En consecuencia, no es ni mucho menos necesario que las empresas esperen a incurrir en pérdidas para que se dediquen a economizar sus recursos: su misión es estar haciéndolo continuamente. Por mucho dinero que ganen, sería nocivo para accionistas y consumidores que, si pueden reducir sus costes manteniendo sus niveles de producción, no lo hicieran. Para los accionistas, porque estarían renunciando a ganar más dinero (al menos a corto y medio plazo, hasta que la competencia les forzara a bajar los precios hasta los menores costes); para los consumidores, porque podrían disfrutar de más bienes o servicios si los factores con funciones redundantes se concentraran en otros procesos productivos (obviamente, en caso de que la compañía opte por "prejubilar" a los trabajadores, los consumidores no se verían beneficiados por la economización, sino que las ganancias resultantes de esa economización se repartirían entre accionistas y los trabajadores prejubilados).

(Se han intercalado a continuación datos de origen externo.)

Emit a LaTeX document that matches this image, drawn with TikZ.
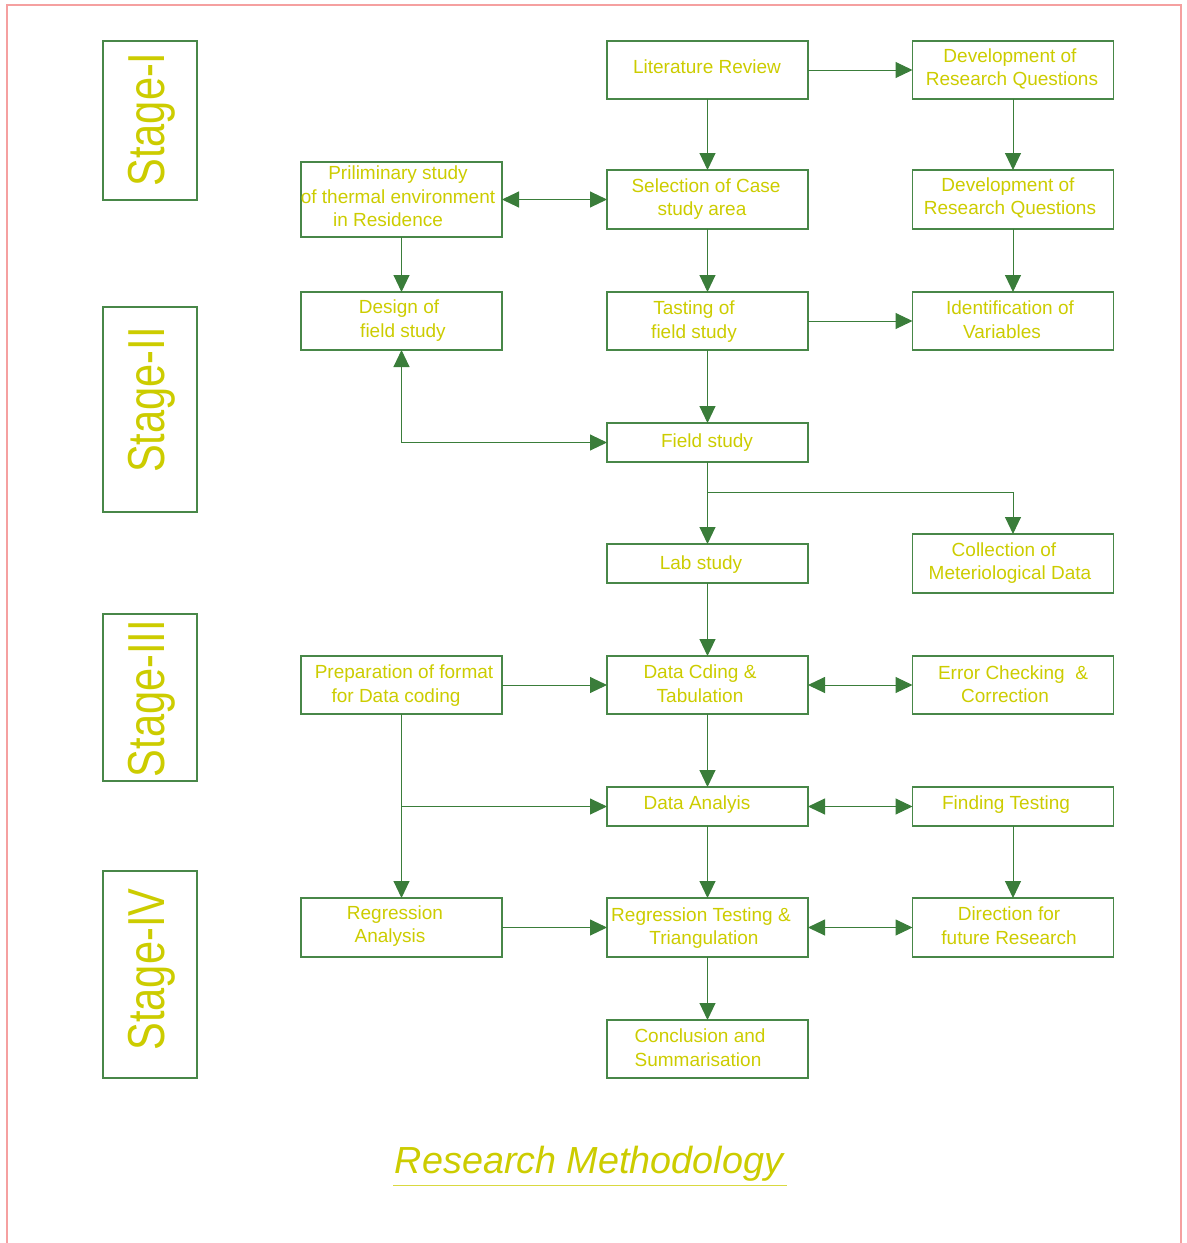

En otras palabras, no existe ninguna incompatibilidad entre ganar dinero y despedir trabajadores: las ganancias son una muestra de que la empresa está haciendo un uso eficiente de los factores productivos y la decisión de economizarlos todavía más es una señal de que pretende seguir haciéndolo. Aunque la teoría de la explotación marxista es más falsa que un duro sevillano, sí contiene una intuición que puede sernos útil: si el empresario se estuviera lucrando a costa de un determinado trabajador, ¿por qué lo despide? ¿Acaso pueden los vampiros chupar la sangre a distancia?
La economización de recursos, por cierto, suele generar mucho escándalo cuando afecta a trabajadores, sin embargo suele ser recibida entre ovaciones cuando se trata de racionar el consumo energético. ¿Se imaginan que la opinión pública vituperara a las compañías por decidir minorar su consumo de petróleo con el argumento de que con ello estarían perjudicando a las petroleras? Yo no, porque afortunadamente la gente sí suele entender que la economía no debe estar orientada a maximizar el gasto de petróleo sino la producción.

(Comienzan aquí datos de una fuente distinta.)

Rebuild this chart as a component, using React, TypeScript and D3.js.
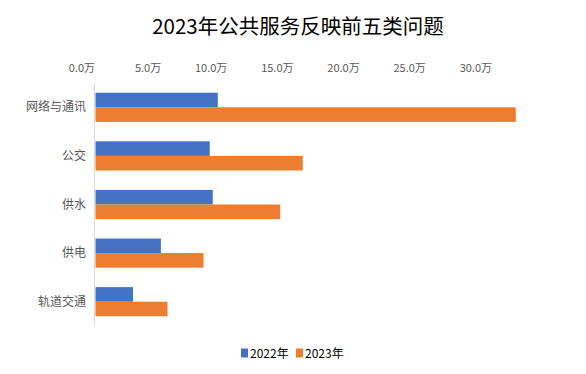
import React from "react";
import * as d3 from "d3";

const categories = ["网络与通讯", "公交", "供水", "供电", "轨道交通"];
const series2022 = [9.28, 8.67, 8.9, 4.98, 2.87];
const series2023 = [31.8, 15.7, 14.0, 8.2, 5.48];
const seriesNames = ["2022年", "2023年"];
const tickValues = [0, 5, 10, 15, 20, 25, 30];
const colors = ["#4472C4", "#ED7D31"];

const W = 586;
const H = 374;
const FONT = "'Noto Sans CJK SC', 'Noto Sans', sans-serif";

export default function App() {
  const x = d3.scaleLinear().domain([0, 30]).range([95, 492]);
  const y = d3.scaleBand<string>().domain(categories).range([83, 326]).paddingInner(0.4).paddingOuter(0.2);
  const sub = d3.scaleBand<number>().domain([0, 1]).range([0, y.bandwidth()]);
  const data = [series2022, series2023];

  return (
    <svg width={W} height={H} style={{ position: "absolute", left: 0, top: 0, background: "#fff" }}>
      <text x={298} y={34} textAnchor="middle" fontFamily={FONT} fontSize={20.5} fill="#000">
        2023年公共服务反映前五类问题
      </text>
      {tickValues.map((t) => (
        <text key={t} x={x(t)} y={72} textAnchor="end" fontFamily={FONT} fontSize={11} fill="#595959">
          {d3.format(".1f")(t) + "万"}
        </text>
      ))}
      <line x1={94.5} x2={94.5} y1={83} y2={326} stroke="#d9d9d9" strokeWidth={1} />
      {categories.map((c, i) => (
        <g key={c}>
          <text x={86} y={(y(c) ?? 0) + y.bandwidth() / 2 + 4} textAnchor="end" fontFamily={FONT} fontSize={12} fill="#595959">
            {c}
          </text>
          {data.map((s, j) => (
            <rect
              key={j}
              x={x(0) + 0.5}
              y={(y(c) ?? 0) + (sub(j) ?? 0)}
              width={x(s[i]) - x(0) - 0.5}
              height={sub.bandwidth()}
              fill={colors[j]}
            />
          ))}
        </g>
      ))}
      {seriesNames.map((n, j) => {
        const lx = j === 0 ? 241 : 296;
        return (
          <g key={n}>
            <rect x={lx} y={348.5} width={7} height={9} fill={colors[j]} />
            <text x={lx + 9} y={357.5} fontFamily={FONT} fontSize={12} fill="#000">
              {n}
            </text>
          </g>
        );
      })}
    </svg>
  );
}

Por supuesto, despedir a trabajadores puede ser un drama dentro de una economía donde las rigideces institucionales impidan su pronta recolocación; un drama para el consumidor que no se beneficiará de una expansión en el número de bienes y servicios y un drama sobre todo para el trabajador, que si no ha logrado amasar un patrimonio que le proporcione rentas alternativas, se verá privado de su única fuente de ingresos. Pero la responsabilidad de ello no corresponde a las empresas que economizan sus recursos, sino a los políticos y sindicatos que mantienen unas instituciones que obstaculizan o impiden la creación de empleo; y por ello no debería ser la empresa la que pagara los platos rotos. A la postre, impedirle que prescinda de sus trabajadores redundantes sería tanto como permitirle que los despida para, acto seguido, imponerle un tributo cuya recaudación fuera a parar a esos trabajadores.
Cuestión distinta, claro está, es que haya que subvencionar esos despidos. Por los mismos motivos por los que no debe subvencionarse la eficiencia energética, tampoco debería subvencionarse la "eficiencia obrera". La economización de recursos no debería beneficiar a accionistas y consumidores a costa de los contribuyentes.
En definitiva, es comprensible que la natural aversión que mucha gente siente hacia que una empresa rentable despida a parte de su plantilla se camufle con críticas (razonables) a que las instituciones laborales obstaculizan su pronta recolocación o a que los contribuyentes están sufragando parte del despido. Pero, en tal caso, la exigencia no debería ser la de prohibir esos despidos, sino la de reformar el mercado laboral y la de poner fin a tales subvenciones.